Last year’s harsh winter in the US – where most of the company’s starch plants are based – had left inventories too low to cope with customer orders in Latin America and Asia, resulting in orders being airfreighted to these regions at a cost to the company of £30m.

Mr Ahmed said he was also reflecting on “how best to maximise returns” from the Splenda sucralose business. Asked whether this could mean selling, he said: “This is not a call for selling the business at all. But the market is in flux and we need to take a methodical, objective view to see if we should be doing things differently.”

Sucralose prices have dropped by 25 per cent over the past 18 months after oversupply, intense competition from producers in China and weak US fizzy drink sales.

Group pre-tax profits fell 47 per cent to £79m in the first half, on sales down 21 per cent at £1.2bn.

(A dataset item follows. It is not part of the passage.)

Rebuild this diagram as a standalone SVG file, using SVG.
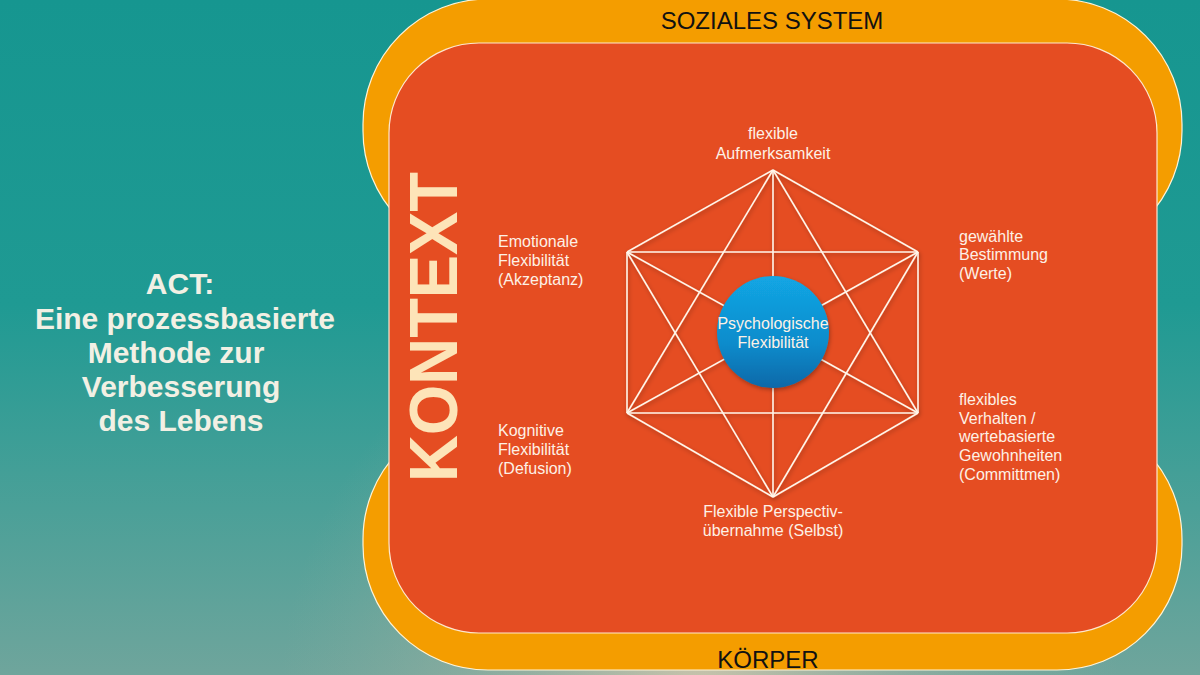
<svg xmlns="http://www.w3.org/2000/svg" width="1200" height="675" viewBox="0 0 1200 675">
<defs>
<linearGradient id="bg" x1="0" y1="0" x2="0" y2="1">
<stop offset="0" stop-color="#169690"/>
<stop offset="0.45" stop-color="#1f9a93"/>
<stop offset="1" stop-color="#6fa59c"/>
</linearGradient>
<radialGradient id="glow" cx="700" cy="700" r="420" gradientUnits="userSpaceOnUse">
<stop offset="0" stop-color="#d8c9ae" stop-opacity="0.9"/>
<stop offset="0.5" stop-color="#a9b4a3" stop-opacity="0.5"/>
<stop offset="1" stop-color="#8fae9f" stop-opacity="0"/>
</radialGradient>
<linearGradient id="ball" x1="0" y1="0" x2="0" y2="1">
<stop offset="0" stop-color="#12a6e4"/>
<stop offset="0.6" stop-color="#0f8ccc"/>
<stop offset="1" stop-color="#0a68a8"/>
</linearGradient>
<filter id="sh" x="-20%" y="-20%" width="140%" height="140%">
<feDropShadow dx="1" dy="2" stdDeviation="2" flood-color="#000" flood-opacity="0.3"/>
</filter>
</defs>
<style>
.lobe{fill:#f49d00;stroke:#fff3d6;stroke-width:1.2}
.ctx{fill:#e54d22;stroke:#fde7cf;stroke-width:1.2}
.lbl{font-family:"Liberation Sans",Arial,sans-serif;font-size:16px;fill:#fdf1e6}
.mid{text-anchor:middle}
.title{font-family:"Liberation Sans",Arial,sans-serif;font-size:30px;font-weight:bold;fill:#f2f0e4;text-anchor:middle}
.dark{font-family:"Liberation Sans",Arial,sans-serif;font-size:24px;fill:#111;text-anchor:middle}
.edge{stroke:#fff6ea;stroke-width:1.6;fill:none}
</style>
<g id="background">
<rect x="0" y="0" width="1200" height="675" fill="url(#bg)"/>
<rect x="0" y="0" width="1200" height="675" fill="url(#glow)"/>
</g>
<g id="title">
<text class="title" x="180" y="294">ACT:</text>
<text class="title" x="185" y="329">Eine prozessbasierte</text>
<text class="title" x="176" y="363">Methode zur</text>
<text class="title" x="181" y="397">Verbesserung</text>
<text class="title" x="181" y="431">des Lebens</text>
</g>
<g id="soziales-system">
<rect class="lobe" x="363" y="-1" width="819" height="257" rx="125" ry="125"/>
<text class="dark" x="772" y="29">SOZIALES SYSTEM</text>
</g>
<g id="koerper">
<rect class="lobe" x="363" y="414" width="819" height="256" rx="125" ry="125"/>
</g>
<g id="kontext">
<rect class="ctx" x="389" y="43" width="768" height="590" rx="90" ry="90"/>
<text transform="translate(457,327) rotate(-90)" text-anchor="middle" font-family="'Liberation Sans',Arial,sans-serif" font-weight="bold" font-size="68" fill="#fde4b8" textLength="310" lengthAdjust="spacingAndGlyphs">KONTEXT</text>
</g>
<g id="koerper-label">
<text class="dark" x="768" y="668">KÖRPER</text>
</g>
<g id="connectors" filter="url(#sh)">
<line class="edge" x1="773" y1="170" x2="918" y2="252"/>
<line class="edge" x1="918" y1="252" x2="918" y2="413"/>
<line class="edge" x1="918" y1="413" x2="773" y2="497"/>
<line class="edge" x1="773" y1="497" x2="627" y2="413"/>
<line class="edge" x1="627" y1="413" x2="627" y2="252"/>
<line class="edge" x1="627" y1="252" x2="773" y2="170"/>
<line class="edge" x1="773" y1="170" x2="773" y2="497"/>
<line class="edge" x1="627" y1="252" x2="918" y2="252"/>
<line class="edge" x1="627" y1="413" x2="918" y2="413"/>
<line class="edge" x1="627" y1="252" x2="918" y2="413"/>
<line class="edge" x1="918" y1="252" x2="627" y2="413"/>
<line class="edge" x1="773" y1="170" x2="627" y2="413"/>
<line class="edge" x1="773" y1="170" x2="918" y2="413"/>
<line class="edge" x1="773" y1="497" x2="627" y2="252"/>
<line class="edge" x1="773" y1="497" x2="918" y2="252"/>
</g>
<g id="psychologische-flexibilitaet">
<circle cx="773" cy="332" r="56" fill="url(#ball)" filter="url(#sh)"/>
<text class="lbl mid" x="773" y="329">Psychologische</text>
<text class="lbl mid" x="773" y="348">Flexibilität</text>
</g>
<g id="aufmerksamkeit">
<text class="lbl mid" x="773" y="139">flexible</text>
<text class="lbl mid" x="773" y="159">Aufmerksamkeit</text>
</g>
<g id="werte">
<text class="lbl" x="959" y="242">gewählte</text>
<text class="lbl" x="959" y="260">Bestimmung</text>
<text class="lbl" x="959" y="279">(Werte)</text>
</g>
<g id="commitment">
<text class="lbl" x="959" y="405">flexibles</text>
<text class="lbl" x="959" y="424">Verhalten /</text>
<text class="lbl" x="959" y="442">wertebasierte</text>
<text class="lbl" x="959" y="461">Gewohnheiten</text>
<text class="lbl" x="959" y="480">(Committmen)</text>
</g>
<g id="selbst">
<text class="lbl mid" x="773" y="517">Flexible Perspectiv-</text>
<text class="lbl mid" x="773" y="536">übernahme (Selbst)</text>
</g>
<g id="akzeptanz">
<text class="lbl" x="498" y="247">Emotionale</text>
<text class="lbl" x="498" y="266">Flexibilität</text>
<text class="lbl" x="498" y="285">(Akzeptanz)</text>
</g>
<g id="defusion">
<text class="lbl" x="498" y="436">Kognitive</text>
<text class="lbl" x="498" y="455">Flexibilität</text>
<text class="lbl" x="498" y="474">(Defusion)</text>
</g>
</svg>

Martin Deboo, analyst at Jefferies, said: “A near-40 per cent decline in speciality food ingredients profits, even at constant foreign exchange, does not look pretty.” But he added that excluding sucralose, speciality ingredients showed “underlying momentum . . . so the future heart of Tate is still beating strongly, it would seem.”

Analysts at Citi said: “Whilst uncertainties remain, in particular about sucralose pricing, we expect the market should be reassured by today’s release . . . the absence of any new negatives is a positive in our view.”

The shares were 1 per cent lower in early London trading at 601p.